Segregation by occupation leads to exposure to health risks and hazards peculiar to those occupations, which affects the over-represented sex more than the other. In industry, women factory workers in export-processing zones (where they are the majority) endure long hours at non-ergonomic work stations and often work with unprotected machinery. Industrial machinery is generally designed for men and is often awkward and tiring for women (and small men) to operate. In microelectronics, another industry where women predominate, they are exposed to chemicals which can have carcinogenic effects. On the other hand, work in sectors where men predominate, such as construction or the oil industry, generates its own set of hazards and health risks. Over the years, the focus of gender issues in OSH has shifted from the protection of women based on an assumed difference between all women and all men to the equalization of rights and protection for all workers, male and female, and the idea of making the workplace safe for each individual worker, whatever their sex or other personal attributes. Legislation oriented towards the protection of women as mothers and wives (which was assumed to be their primary function) was revealed to have potentially discriminatory effects on women’s job opportunities. The focus is now on removing the risk from the workplace in the interests of protecting the health of all workers rather than excluding any social group from hazardous occupations. This new orientation has led to the revision or replacement of a number of OSH-related standards, for example those related to night work.

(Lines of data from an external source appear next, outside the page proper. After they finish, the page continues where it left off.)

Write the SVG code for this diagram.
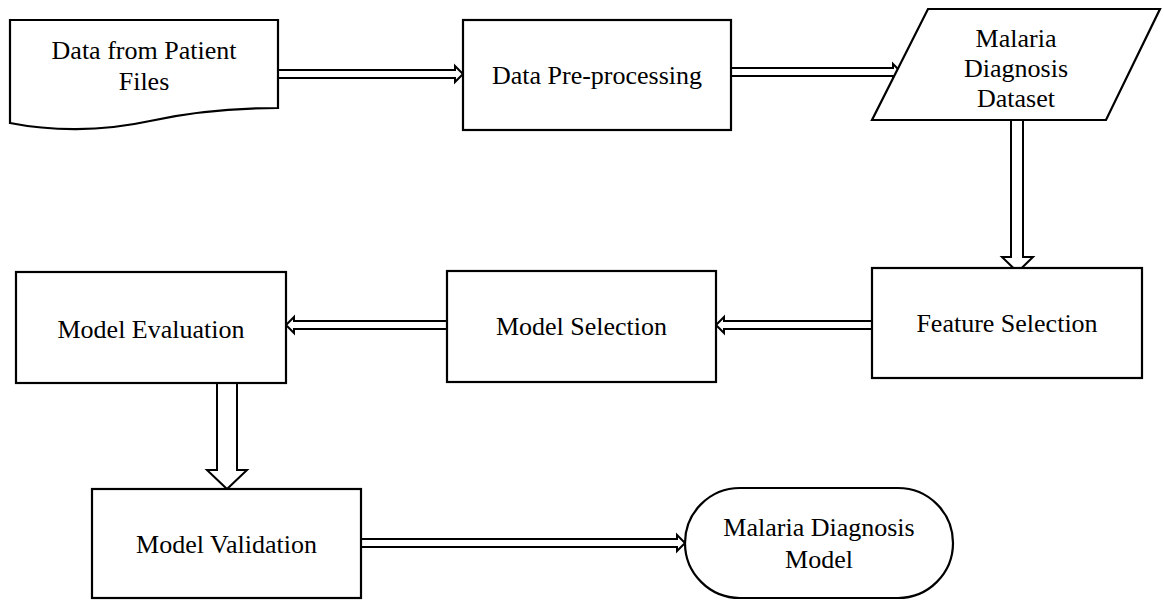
<svg xmlns="http://www.w3.org/2000/svg" width="1164" height="602" viewBox="0 0 1164 602">
  <style>
    .shape { fill: #ffffff; stroke: #000000; stroke-width: 2.2; stroke-linejoin: miter; }
    .arrow { fill: #ffffff; stroke: #000000; stroke-width: 2; stroke-linejoin: miter; }
    .label { font-family: "Liberation Serif", "Times New Roman", serif; font-size: 26px; fill: #000000; text-anchor: middle; }
  </style>

  <rect x="0" y="0" width="1164" height="602" fill="#ffffff"/>

  <!-- connectors: thin hollow arrows between steps, block arrows for the vertical drops -->
  <g id="connectors">
    <path class="arrow" d="M278,70 H455 V66 L463,74 L455,82 V78 H278"/>
    <path class="arrow" d="M731,68 H893 V64 L901,72 L893,80 V76 H731"/>
    <path class="arrow" d="M1011,120 V257 H1002 L1017.5,272 L1033,257 H1023 V120"/>
    <path class="arrow" d="M872,321 H724 V317 L716,325 L724,333 V329 H872"/>
    <path class="arrow" d="M447,321 H294 V317 L286,325 L294,333 V329 H447"/>
    <path class="arrow" d="M217,383 V470 H207 L227,489 L247,470 H237 V383"/>
    <path class="arrow" d="M361,539 H677 V535 L685,543 L677,551 V547 H361"/>
  </g>

  <g id="patient-files">
    <path class="shape" d="M10,20 H278 V108 C240,108 195,111 150,121 C100,132 50,131 10,123 Z"/>
    <text class="label" x="144" y="59">Data from Patient</text>
    <text class="label" x="144" y="90">Files</text>
  </g>

  <g id="pre-processing">
    <rect class="shape" x="463" y="20" width="268" height="110"/>
    <text class="label" x="597" y="84">Data Pre-processing</text>
  </g>

  <g id="dataset">
    <path class="shape" d="M928,9 H1160 L1106,120 H872 Z"/>
    <text class="label" x="1016" y="47">Malaria</text>
    <text class="label" x="1016" y="77">Diagnosis</text>
    <text class="label" x="1016" y="107">Dataset</text>
  </g>

  <g id="feature-selection">
    <rect class="shape" x="872" y="268" width="270" height="110"/>
    <text class="label" x="1007" y="332">Feature Selection</text>
  </g>

  <g id="model-selection">
    <rect class="shape" x="447" y="271" width="269" height="111"/>
    <text class="label" x="581.5" y="335">Model Selection</text>
  </g>

  <g id="model-evaluation">
    <rect class="shape" x="16" y="272" width="270" height="111"/>
    <text class="label" x="151" y="338">Model Evaluation</text>
  </g>

  <g id="model-validation">
    <rect class="shape" x="92" y="489" width="269" height="109"/>
    <text class="label" x="226.5" y="553">Model Validation</text>
  </g>

  <g id="diagnosis-model">
    <rect class="shape" x="685" y="488" width="268" height="110" rx="55" ry="55"/>
    <text class="label" x="819" y="536">Malaria Diagnosis</text>
    <text class="label" x="819" y="568">Model</text>
  </g>
</svg>
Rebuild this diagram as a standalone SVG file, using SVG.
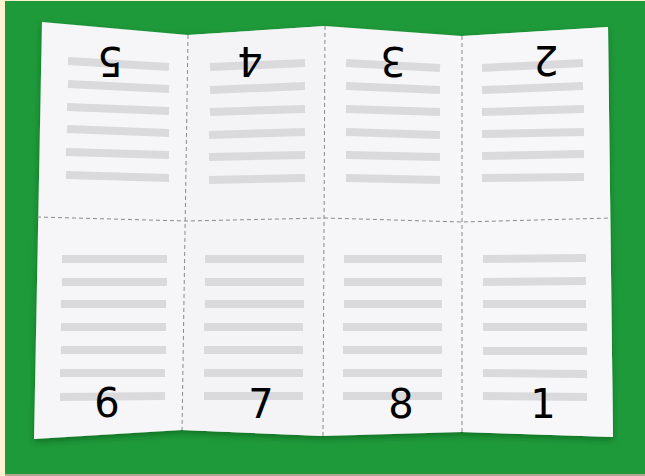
<svg xmlns="http://www.w3.org/2000/svg" width="645" height="476" viewBox="0 0 645 476">
  <style>
    .tl { stroke: #dadadc; stroke-width: 8; stroke-linecap: butt; fill: none; }
    .fold { stroke: #8a8a8a; stroke-width: 1; stroke-dasharray: 4 3; fill: none; }
    .num { font-family: "DejaVu Sans", "Liberation Sans", sans-serif; font-size: 40px; fill: #000; text-anchor: middle; }
  </style>
  <defs>
    <filter id="shadow" x="-5%" y="-5%" width="110%" height="115%">
      <feDropShadow dx="0" dy="3" stdDeviation="3" flood-color="#003310" flood-opacity="0.4"/>
    </filter>
  </defs>
  <rect x="0" y="0" width="645" height="476" fill="#fff2cf"/>
  <rect x="5" y="1" width="640" height="473" fill="#1e9a3a"/>
  <rect x="5" y="474" width="640" height="2" fill="#b3a48e"/>

  <g id="paper">
    <polygon points="42,22 188,35 325,26 462,36 608,27 613,437 462,432 323,436 182,430 34,439" fill="#f6f6f8" filter="url(#shadow)"/>
    <polygon points="188,35 325,26 323,436 182,430" fill="#f3f3f5" opacity="0.6"/>
    <polygon points="462,36 608,27 613,437 462,432" fill="#f8f8fa" opacity="0.6"/>
  </g>

  <g id="connectors">
    <polyline class="fold" points="37,217 186,221 325,218 462,222 611,218"/>
    <line class="fold" x1="188" y1="35" x2="182" y2="430"/>
    <line class="fold" x1="325" y1="26" x2="323" y2="436"/>
    <line class="fold" x1="462" y1="36" x2="462" y2="432"/>
  </g>

  <g id="panel-5">
    <line class="tl" x1="68" y1="61" x2="169" y2="67"/>
    <line class="tl" x1="68" y1="84" x2="169" y2="89"/>
    <line class="tl" x1="67" y1="107" x2="169" y2="111"/>
    <line class="tl" x1="67" y1="129" x2="169" y2="133"/>
    <line class="tl" x1="66" y1="152" x2="169" y2="155"/>
    <line class="tl" x1="66" y1="175" x2="169" y2="178"/>
    <text class="num" x="110" y="76.6" transform="rotate(180 110 62)">5</text>
  </g>

  <g id="panel-4">
    <line class="tl" x1="210" y1="67" x2="305" y2="63"/>
    <line class="tl" x1="210" y1="90" x2="305" y2="86"/>
    <line class="tl" x1="210" y1="112" x2="305" y2="109"/>
    <line class="tl" x1="209" y1="135" x2="305" y2="132"/>
    <line class="tl" x1="209" y1="157" x2="305" y2="155"/>
    <line class="tl" x1="209" y1="180" x2="305" y2="178"/>
    <text class="num" x="250" y="76" transform="rotate(180 250 61.4)">4</text>
  </g>

  <g id="panel-3">
    <line class="tl" x1="346" y1="63" x2="440" y2="68"/>
    <line class="tl" x1="346" y1="86" x2="440" y2="90"/>
    <line class="tl" x1="346" y1="109" x2="440" y2="112"/>
    <line class="tl" x1="346" y1="132" x2="440" y2="135"/>
    <line class="tl" x1="346" y1="155" x2="440" y2="157"/>
    <line class="tl" x1="346" y1="178" x2="440" y2="180"/>
    <text class="num" x="393" y="76" transform="rotate(180 393 61.4)">3</text>
  </g>

  <g id="panel-2">
    <line class="tl" x1="482" y1="68" x2="583" y2="63"/>
    <line class="tl" x1="482" y1="90" x2="583" y2="86"/>
    <line class="tl" x1="482" y1="112" x2="584" y2="109"/>
    <line class="tl" x1="482" y1="134" x2="584" y2="132"/>
    <line class="tl" x1="482" y1="156" x2="584" y2="154"/>
    <line class="tl" x1="482" y1="178" x2="584" y2="177"/>
    <text class="num" x="546" y="75" transform="rotate(180 546 60.4)">2</text>
  </g>

  <g id="panel-6">
    <line class="tl" x1="62" y1="259" x2="167" y2="259"/>
    <line class="tl" x1="62" y1="282" x2="167" y2="282"/>
    <line class="tl" x1="61" y1="304" x2="166" y2="304"/>
    <line class="tl" x1="61" y1="327" x2="166" y2="327"/>
    <line class="tl" x1="61" y1="350" x2="166" y2="350"/>
    <line class="tl" x1="60" y1="373" x2="165" y2="373"/>
    <line class="tl" x1="60" y1="397" x2="165" y2="396"/>
    <text class="num" x="107" y="417">6</text>
  </g>

  <g id="panel-7">
    <line class="tl" x1="205" y1="259" x2="304" y2="259"/>
    <line class="tl" x1="205" y1="282" x2="304" y2="282"/>
    <line class="tl" x1="205" y1="304" x2="304" y2="304"/>
    <line class="tl" x1="204" y1="327" x2="303" y2="327"/>
    <line class="tl" x1="204" y1="350" x2="303" y2="350"/>
    <line class="tl" x1="204" y1="373" x2="303" y2="373"/>
    <line class="tl" x1="204" y1="396" x2="303" y2="396"/>
    <text class="num" x="261" y="418">7</text>
  </g>

  <g id="panel-8">
    <line class="tl" x1="344" y1="259" x2="442" y2="259"/>
    <line class="tl" x1="344" y1="282" x2="442" y2="282"/>
    <line class="tl" x1="344" y1="304" x2="442" y2="304"/>
    <line class="tl" x1="343" y1="327" x2="442" y2="327"/>
    <line class="tl" x1="343" y1="350" x2="442" y2="350"/>
    <line class="tl" x1="343" y1="373" x2="442" y2="373"/>
    <line class="tl" x1="343" y1="396" x2="442" y2="396"/>
    <text class="num" x="401" y="418">8</text>
  </g>

  <g id="panel-1">
    <line class="tl" x1="483" y1="259" x2="586" y2="258"/>
    <line class="tl" x1="483" y1="282" x2="586" y2="281"/>
    <line class="tl" x1="483" y1="304" x2="586" y2="304"/>
    <line class="tl" x1="483" y1="327" x2="587" y2="327"/>
    <line class="tl" x1="483" y1="351" x2="587" y2="351"/>
    <line class="tl" x1="483" y1="373" x2="587" y2="374"/>
    <line class="tl" x1="483" y1="396" x2="587" y2="397"/>
    <text class="num" x="543" y="418">1</text>
  </g>
</svg>
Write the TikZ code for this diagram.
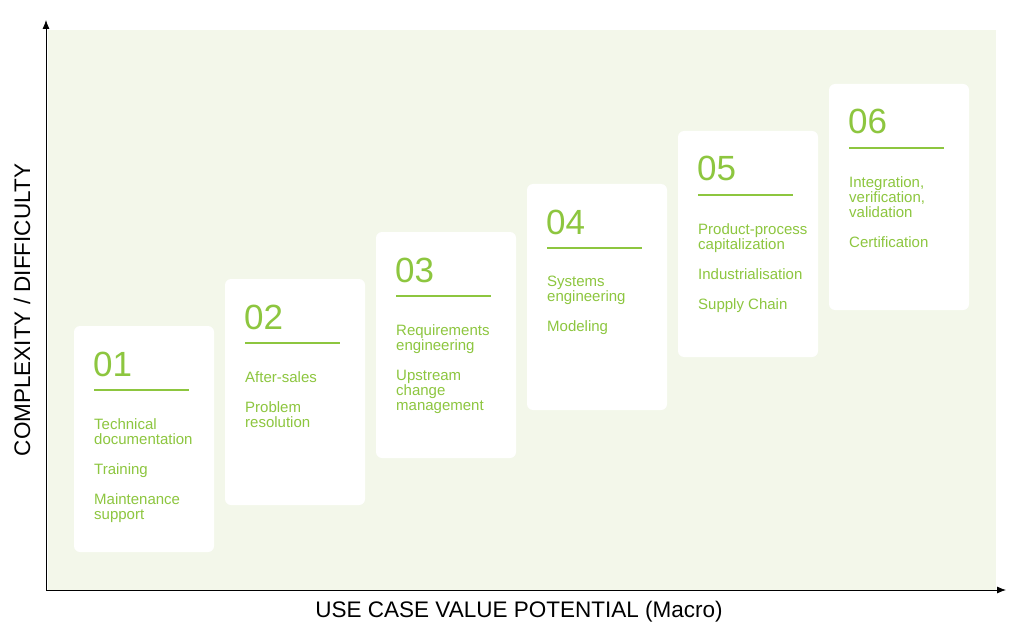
\documentclass[tikz,border=0pt]{standalone}
\usepackage{fontspec}
\setmainfont{Liberation Sans}
\usetikzlibrary{arrows.meta}
\definecolor{leaf}{HTML}{8DC63F}
\definecolor{panel}{HTML}{F3F7EA}
\begin{document}
\begin{tikzpicture}[
    x=1pt, y=-1pt,
    card/.style={fill=white, rounded corners=6pt},
    num/.style={anchor=base west, text=leaf, font=\fontsize{35}{35}\selectfont, inner sep=0pt},
    items/.style={anchor=north west, text=leaf, font=\fontsize{15}{15}\selectfont, align=left, inner sep=0pt},
    axis/.style={-{Latex[length=9pt,width=7pt]}, thick},
    axislabel/.style={font=\fontsize{22.5}{22.5}\selectfont}
]
\useasboundingbox (0,0) rectangle (1030,639);
\fill[panel] (48,30) rectangle (996,590);

% cards
\foreach \n/\x/\y/\txt in {
    01/74/326/{Technical\\documentation\\[15pt]Training\\[15pt]Maintenance\\support},
    02/225/279/{After-sales\\[15pt]Problem\\resolution},
    03/376/232/{Requirements\\engineering\\[15pt]Upstream\\change\\management},
    04/527/184/{Systems\\engineering\\[15pt]Modeling},
    05/678/131/{Product-process\\capitalization\\[15pt]Industrialisation\\[15pt]Supply Chain},
    06/829/84/{Integration,\\verification,\\validation\\[15pt]Certification}}{
  \fill[card] (\x,\y) rectangle ++(140,226);
  \node[num] (num\n) at (\x+19,\y+50) {\n};
  \draw[leaf, line width=1.8pt] (\x+20,\y+64) -- ++(95,0);
  \node[items] (items\n) at (\x+20,\y+92) {\txt};
}

% axes
\coordinate (origin) at (46,590);
\coordinate (ytip) at (46,20);
\coordinate (xtip) at (1006,590);
\draw[axis] (origin) -- (ytip);
\draw[axis] (origin) -- (xtip);
\node[axislabel, rotate=90] (ylab) at (22,310) {COMPLEXITY / DIFFICULTY};
\node[axislabel] (xlab) at (519,612) {USE CASE VALUE POTENTIAL (Macro)};
\end{tikzpicture}
\end{document}
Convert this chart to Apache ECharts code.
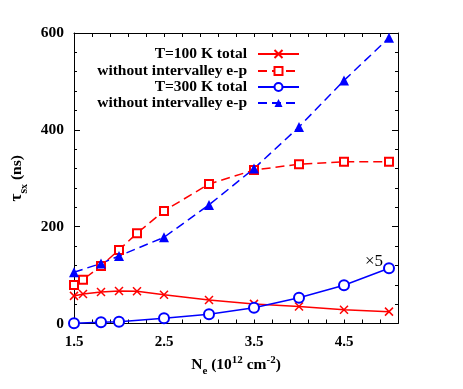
<!DOCTYPE html>
<html>
<head>
<meta charset="utf-8">
<script src="https://cdn.jsdelivr.net/npm/echarts@6/dist/echarts.min.js"></script>
<style>html,body{margin:0;padding:0;background:#fff}#c{width:463px;height:389px}</style>
</head>
<body>
<div id="c"></div>
<script>
// ---- data ----
var xT100 = [1.5, 1.6, 1.8, 2.0, 2.2, 2.5, 3.0, 3.5, 4.0, 4.5, 5.0];
var yT100total = [57, 61, 65, 67, 66.5, 59.5, 48.5, 40.5, 35, 28.5, 24.5];
var yT100noIV = [79.5, 90.5, 119, 152, 186.5, 232.5, 288, 317, 329, 334, 334];
var xT300 = [1.5, 1.8, 2.0, 2.5, 3.0, 3.5, 4.0, 4.5, 5.0];
var yT300total = [0.5, 2.5, 3.5, 11, 19, 32.5, 53, 79, 114];
var yT300noIV = [106, 124, 139.5, 178, 245, 320, 406, 502, 590];
var legendLabels = ['T=100 K total', 'without intervalley e-p', 'T=300 K total', 'without intervalley e-p'];
var xTickLabels = [1.5, 2.5, 3.5, 4.5];
var yTickLabels = [0, 200, 400, 600];
var annotation = '\u00d75';

function pairs(xs, ys) { return xs.map(function (x, i) { return [x, ys[i]]; }); }

var RED = '#ff0000', BLUE = '#0000ff';
var FONT = 'Liberation Serif';
var crossPath = 'path://M0,0L10,10M0,10L10,0';

function xAxisCfg(pos, showLabel) {
  return {
    type: 'value', position: pos, min: 1.5, max: 5.1, interval: 0.2,
    axisLine: { show: true, onZero: false, lineStyle: { color: '#000', width: 1 } },
    axisTick: { show: true, inside: true, length: 4, lineStyle: { color: '#000' } },
    splitLine: { show: false },
    axisLabel: {
      show: showLabel, margin: 11, color: '#000', fontFamily: FONT, fontWeight: 'bold', fontSize: 15,
      showMaxLabel: false,
      formatter: function (v) {
        for (var i = 0; i < xTickLabels.length; i++) if (Math.abs(v - xTickLabels[i]) < 1e-6) return String(xTickLabels[i]);
        return '';
      }
    }
  };
}
function yAxisCfg(pos, showLabel) {
  return {
    type: 'value', position: pos, min: 0, max: 600, interval: 200,
    axisLine: { show: true, onZero: false, lineStyle: { color: '#000', width: 1 } },
    axisTick: { show: true, inside: true, length: 6, lineStyle: { color: '#000' } },
    minorTick: { show: true, splitNumber: 5, length: 3, lineStyle: { color: '#000' } },
    splitLine: { show: false },
    axisLabel: {
      show: showLabel, margin: 10, color: '#000', fontFamily: FONT, fontWeight: 'bold', fontSize: 15.5,
      formatter: function (v) { return yTickLabels.indexOf(v) >= 0 ? String(v) : ''; }
    }
  };
}

var xMain = xAxisCfg('bottom', true);
xMain.name = '{n|N}{e|e}{r| (10}{sup|12}{r| cm}{sup|-2}{r|)}';
xMain.nameLocation = 'middle';
xMain.nameGap = 30;
xMain.nameTextStyle = {
  color: '#000', fontFamily: FONT, fontWeight: 'bold', fontSize: 15,
  rich: {
    n: { fontFamily: FONT, fontWeight: 'bold', fontSize: 15.5, lineHeight: 22, verticalAlign: 'middle' },
    e: { fontFamily: FONT, fontWeight: 'bold', fontSize: 11, lineHeight: 11, verticalAlign: 'bottom' },
    r: { fontFamily: FONT, fontWeight: 'bold', fontSize: 15.5, lineHeight: 22, verticalAlign: 'middle' },
    sup: { fontFamily: FONT, fontWeight: 'bold', fontSize: 11, lineHeight: 11, verticalAlign: 'top' }
  }
};
var yMain = yAxisCfg('left', true);
yMain.name = '{t|\u03c4}{s|s}{x|x}{r| (ns)}';
yMain.nameLocation = 'middle';
yMain.nameRotate = 90;
yMain.nameGap = 44;
yMain.nameTextStyle = {
  color: '#000', fontFamily: FONT, fontWeight: 'bold', fontSize: 15,
  rich: {
    t: { fontFamily: FONT, fontWeight: 'bold', fontSize: 17, lineHeight: 26, verticalAlign: 'middle' },
    s: { fontFamily: FONT, fontWeight: 'bold', fontSize: 12, lineHeight: 15, verticalAlign: 'bottom' },
    x: { fontFamily: FONT, fontWeight: 'bold', fontSize: 10, lineHeight: 9, verticalAlign: 'bottom' },
    r: { fontFamily: FONT, fontWeight: 'bold', fontSize: 15.5, lineHeight: 26, verticalAlign: 'middle' }
  }
};

function legendCfg(idx, top) {
  return {
    data: ['s' + idx], right: 163, top: top, orient: 'vertical', align: 'right',
    padding: 0, itemWidth: 41, itemHeight: 10, selectedMode: false,
    formatter: function () { return legendLabels[idx]; },
    textStyle: { fontFamily: FONT, fontWeight: 'bold', fontSize: 15.5, color: '#000', padding: [0, 6, 0, 0] }
  };
}

var option = {
  backgroundColor: '#fff',
  animation: false,
  grid: { left: 74, right: 65, top: 33, bottom: 65.5, containLabel: false },
  xAxis: [xMain, xAxisCfg('top', false)],
  yAxis: [yMain, yAxisCfg('right', false)],
  legend: [legendCfg(0, 46), legendCfg(1, 63), legendCfg(2, 79), legendCfg(3, 95)],
  series: [
    {
      name: 's0', type: 'line', data: pairs(xT100, yT100total),
      symbol: crossPath, symbolSize: 8,
      lineStyle: { color: RED, width: 1.5, type: 'solid' },
      itemStyle: { color: RED, borderColor: RED, borderWidth: 1.5 }
    },
    {
      name: 's1', type: 'line', data: pairs(xT100, yT100noIV),
      symbol: 'emptyRect', symbolSize: 8,
      lineStyle: { color: RED, width: 1.5, type: [9, 5] },
      itemStyle: { color: RED, borderColor: RED, borderWidth: 1.5 }
    },
    {
      name: 's2', type: 'line',
      data: pairs(xT300, yT300total).map(function (p, i, arr) {
        if (i === arr.length - 1) {
          return {
            value: p,
            label: {
              show: true, formatter: annotation, position: 'inside', offset: [-15, -7],
              fontFamily: FONT, fontSize: 17, color: '#000'
            }
          };
        }
        return p;
      }),
      symbol: 'emptyCircle', symbolSize: 10,
      lineStyle: { color: BLUE, width: 1.5, type: 'solid' },
      itemStyle: { color: BLUE, borderColor: BLUE, borderWidth: 1.5 }
    },
    {
      name: 's3', type: 'line', data: pairs(xT300, yT300noIV),
      symbol: 'triangle', symbolSize: 10,
      lineStyle: { color: BLUE, width: 1.5, type: [9, 5] },
      itemStyle: { color: BLUE, borderColor: BLUE, borderWidth: 0 }
    }
  ]
};

var chart = echarts.init(document.getElementById('c'), null, { renderer: 'canvas' });
chart.setOption(option);
</script>
</body>
</html>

Work-related stress is increasingly being recognized as an OSH issue. Both men and women suffer from stress, but for different reasons, which may require different healthcare responses. Women’s multiple roles at work and in the family means that they tend to suffer additionally from stress and fatigue. Following on from a reference in the Resolution on equal opportunities and treatment adopted by the International Labour Conference in 1985 to the need to protect men and women from risks inherent in their work, the Conclusions of the 2003 Conference made explicit the connection between safe work and decent work and raised “the need to take account of gender-specific factors in the context of OSH standards, other instruments, management systems and practice”.